- **Data section**

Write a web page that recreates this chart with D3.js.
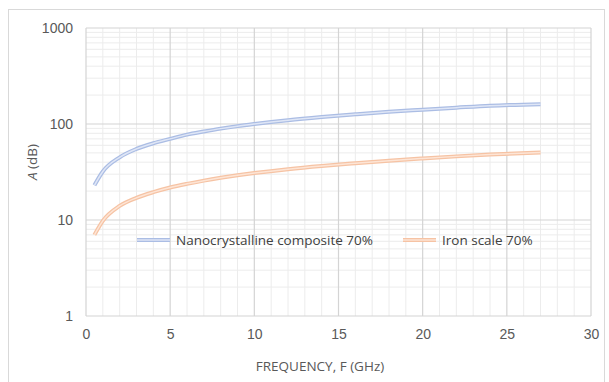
<!DOCTYPE html>
<html>
<head>
<meta charset="utf-8">
<script src="https://cdn.jsdelivr.net/npm/d3@7"></script>
<style>
  html, body { margin: 0; padding: 0; background: #fff; }
  svg { display: block; font-family: "Open Sans", "Liberation Sans", sans-serif; }
</style>
</head>
<body>
<svg id="chart" width="609" height="382"></svg>
<script>
// ---- data ----
const frequency = [0.5, 1, 2, 3, 4, 5, 6, 7, 8, 9, 10, 12, 14, 16, 18, 20, 22, 24, 27];
const nanocrystalline = [23, 32, 45, 55, 63, 70, 77.5, 83.5, 89.5, 95, 100, 109.5, 118, 126, 134, 141, 148, 155, 161];
const ironScale = [7, 9.8, 14, 17, 19.5, 21.8, 23.8, 25.7, 27.5, 29.2, 30.8, 33.8, 36.5, 39, 41.5, 43.8, 46, 48, 50.5];
const seriesNames = ["Nanocrystalline composite 70%", "Iron scale 70%"];
const xTicks = [0, 5, 10, 15, 20, 25, 30];
const yTicks = [1, 10, 100, 1000];

const svg = d3.select("#chart");
const W = 609, H = 382;
const margin = { left: 86, right: 18, top: 28, bottom: 66 };

// chart border
svg.append("rect").attr("x", 8.5).attr("y", 9.5).attr("width", 596).attr("height", 380)
  .attr("fill", "none").attr("stroke", "#d9d9d9").attr("stroke-width", 1);

const x = d3.scaleLinear().domain([0, 30]).range([margin.left, W - margin.right]);
const y = d3.scaleLog().domain([1, 1000]).range([H - margin.bottom, margin.top]);

// minor grid
const minorX = d3.range(0, 31, 1).filter(v => v % 5 !== 0);
const minorY = [];
[1, 10, 100].forEach(d => { for (let k = 2; k <= 9; k++) minorY.push(d * k); });

const grid = svg.append("g");
grid.selectAll(".mx").data(minorX).join("line")
  .attr("x1", d => x(d)).attr("x2", d => x(d))
  .attr("y1", y(1)).attr("y2", y(1000))
  .attr("stroke", "#ececec").attr("stroke-width", 1);
grid.selectAll(".my").data(minorY).join("line")
  .attr("x1", x(0)).attr("x2", x(30))
  .attr("y1", d => y(d)).attr("y2", d => y(d))
  .attr("stroke", "#ececec").attr("stroke-width", 1);
// major grid
grid.selectAll(".Mx").data(xTicks).join("line")
  .attr("x1", d => x(d)).attr("x2", d => x(d))
  .attr("y1", y(1)).attr("y2", y(1000))
  .attr("stroke", "#d4d4d4").attr("stroke-width", 1.2);
grid.selectAll(".My").data(yTicks).join("line")
  .attr("x1", x(0)).attr("x2", x(30))
  .attr("y1", d => y(d)).attr("y2", d => y(d))
  .attr("stroke", "#d4d4d4").attr("stroke-width", 1.2);

// axes (labels only)
const xAxis = d3.axisBottom(x).tickValues(xTicks).tickSize(0).tickPadding(13).tickFormat(d3.format("d"));
const gx = svg.append("g").attr("transform", `translate(0,${y(1)})`).call(xAxis);
gx.select(".domain").remove();
gx.selectAll("text").attr("fill", "#595959").style("font-size", "14px");

const yAxis = d3.axisLeft(y).tickValues(yTicks).tickSize(0).tickPadding(13).tickFormat(d3.format("d"));
const gy = svg.append("g").attr("transform", `translate(${x(0)},0)`).call(yAxis);
gy.select(".domain").remove();
gy.selectAll("text").attr("fill", "#595959").style("font-size", "14px");

// lines
const line = d3.line().x(d => x(d[0])).y(d => y(d[1])).curve(d3.curveMonotoneX);
const series = [
  { name: seriesNames[0], values: nanocrystalline, edge: "#abbde4", fill: "#dfe6f6" },
  { name: seriesNames[1], values: ironScale, edge: "#f6c3a4", fill: "#fde5d6" }
];
series.forEach(s => {
  const pts = frequency.map((f, i) => [f, s.values[i]]);
  svg.append("path").attr("d", line(pts)).attr("fill", "none")
    .attr("stroke", s.edge).attr("stroke-width", 4);
  svg.append("path").attr("d", line(pts)).attr("fill", "none")
    .attr("stroke", s.fill).attr("stroke-width", 1.5);
});

// legend
const legendItems = [
  { x1: 137, text: seriesNames[0], s: series[0] },
  { x1: 403, text: seriesNames[1], s: series[1] }
];
legendItems.forEach(it => {
  const ly = 240;
  svg.append("line").attr("x1", it.x1).attr("x2", it.x1 + 33).attr("y1", ly).attr("y2", ly)
    .attr("stroke", it.s.edge).attr("stroke-width", 4);
  svg.append("line").attr("x1", it.x1).attr("x2", it.x1 + 33).attr("y1", ly).attr("y2", ly)
    .attr("stroke", it.s.fill).attr("stroke-width", 1.5);
  svg.append("text").attr("x", it.x1 + 39).attr("y", ly + 5)
    .attr("fill", "#404040").style("font-size", "13.5px").text(it.text);
});

// axis titles
svg.append("text").attr("transform", "translate(37,162) rotate(-90)")
  .attr("text-anchor", "middle").attr("fill", "#595959").style("font-size", "13.5px")
  .html('<tspan font-style="italic">A</tspan> (dB)');
svg.append("text").attr("x", 320).attr("y", 371)
  .attr("text-anchor", "middle").attr("fill", "#595959").style("font-size", "13.5px")
  .text("FREQUENCY, F (GHz)");
</script>
</body>
</html>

- **Objective**
In the copy, include no pictures; restate the listing above exactly.

- **Output of the exercise**
Write a web page that recreates this chart with D3.js.
<!DOCTYPE html>
<html>
<head>
<meta charset="utf-8">
<script src="https://cdn.jsdelivr.net/npm/d3@7"></script>
<style>
  html, body { margin: 0; padding: 0; background: #fff; }
  svg { display: block; font-family: "Open Sans", "Liberation Sans", sans-serif; }
</style>
</head>
<body>
<svg id="chart" width="609" height="382"></svg>
<script>
// ---- data ----
const frequency = [0.5, 1, 2, 3, 4, 5, 6, 7, 8, 9, 10, 12, 14, 16, 18, 20, 22, 24, 27];
const nanocrystalline = [23, 32, 45, 55, 63, 70, 77.5, 83.5, 89.5, 95, 100, 109.5, 118, 126, 134, 141, 148, 155, 161];
const ironScale = [7, 9.8, 14, 17, 19.5, 21.8, 23.8, 25.7, 27.5, 29.2, 30.8, 33.8, 36.5, 39, 41.5, 43.8, 46, 48, 50.5];
const seriesNames = ["Nanocrystalline composite 70%", "Iron scale 70%"];
const xTicks = [0, 5, 10, 15, 20, 25, 30];
const yTicks = [1, 10, 100, 1000];

const svg = d3.select("#chart");
const W = 609, H = 382;
const margin = { left: 86, right: 18, top: 28, bottom: 66 };

// chart border
svg.append("rect").attr("x", 8.5).attr("y", 9.5).attr("width", 596).attr("height", 380)
  .attr("fill", "none").attr("stroke", "#d9d9d9").attr("stroke-width", 1);

const x = d3.scaleLinear().domain([0, 30]).range([margin.left, W - margin.right]);
const y = d3.scaleLog().domain([1, 1000]).range([H - margin.bottom, margin.top]);

// minor grid
const minorX = d3.range(0, 31, 1).filter(v => v % 5 !== 0);
const minorY = [];
[1, 10, 100].forEach(d => { for (let k = 2; k <= 9; k++) minorY.push(d * k); });

const grid = svg.append("g");
grid.selectAll(".mx").data(minorX).join("line")
  .attr("x1", d => x(d)).attr("x2", d => x(d))
  .attr("y1", y(1)).attr("y2", y(1000))
  .attr("stroke", "#ececec").attr("stroke-width", 1);
grid.selectAll(".my").data(minorY).join("line")
  .attr("x1", x(0)).attr("x2", x(30))
  .attr("y1", d => y(d)).attr("y2", d => y(d))
  .attr("stroke", "#ececec").attr("stroke-width", 1);
// major grid
grid.selectAll(".Mx").data(xTicks).join("line")
  .attr("x1", d => x(d)).attr("x2", d => x(d))
  .attr("y1", y(1)).attr("y2", y(1000))
  .attr("stroke", "#d4d4d4").attr("stroke-width", 1.2);
grid.selectAll(".My").data(yTicks).join("line")
  .attr("x1", x(0)).attr("x2", x(30))
  .attr("y1", d => y(d)).attr("y2", d => y(d))
  .attr("stroke", "#d4d4d4").attr("stroke-width", 1.2);

// axes (labels only)
const xAxis = d3.axisBottom(x).tickValues(xTicks).tickSize(0).tickPadding(13).tickFormat(d3.format("d"));
const gx = svg.append("g").attr("transform", `translate(0,${y(1)})`).call(xAxis);
gx.select(".domain").remove();
gx.selectAll("text").attr("fill", "#595959").style("font-size", "14px");

const yAxis = d3.axisLeft(y).tickValues(yTicks).tickSize(0).tickPadding(13).tickFormat(d3.format("d"));
const gy = svg.append("g").attr("transform", `translate(${x(0)},0)`).call(yAxis);
gy.select(".domain").remove();
gy.selectAll("text").attr("fill", "#595959").style("font-size", "14px");

// lines
const line = d3.line().x(d => x(d[0])).y(d => y(d[1])).curve(d3.curveMonotoneX);
const series = [
  { name: seriesNames[0], values: nanocrystalline, edge: "#abbde4", fill: "#dfe6f6" },
  { name: seriesNames[1], values: ironScale, edge: "#f6c3a4", fill: "#fde5d6" }
];
series.forEach(s => {
  const pts = frequency.map((f, i) => [f, s.values[i]]);
  svg.append("path").attr("d", line(pts)).attr("fill", "none")
    .attr("stroke", s.edge).attr("stroke-width", 4);
  svg.append("path").attr("d", line(pts)).attr("fill", "none")
    .attr("stroke", s.fill).attr("stroke-width", 1.5);
});

// legend
const legendItems = [
  { x1: 137, text: seriesNames[0], s: series[0] },
  { x1: 403, text: seriesNames[1], s: series[1] }
];
legendItems.forEach(it => {
  const ly = 240;
  svg.append("line").attr("x1", it.x1).attr("x2", it.x1 + 33).attr("y1", ly).attr("y2", ly)
    .attr("stroke", it.s.edge).attr("stroke-width", 4);
  svg.append("line").attr("x1", it.x1).attr("x2", it.x1 + 33).attr("y1", ly).attr("y2", ly)
    .attr("stroke", it.s.fill).attr("stroke-width", 1.5);
  svg.append("text").attr("x", it.x1 + 39).attr("y", ly + 5)
    .attr("fill", "#404040").style("font-size", "13.5px").text(it.text);
});

// axis titles
svg.append("text").attr("transform", "translate(37,162) rotate(-90)")
  .attr("text-anchor", "middle").attr("fill", "#595959").style("font-size", "13.5px")
  .html('<tspan font-style="italic">A</tspan> (dB)');
svg.append("text").attr("x", 320).attr("y", 371)
  .attr("text-anchor", "middle").attr("fill", "#595959").style("font-size", "13.5px")
  .text("FREQUENCY, F (GHz)");
</script>
</body>
</html>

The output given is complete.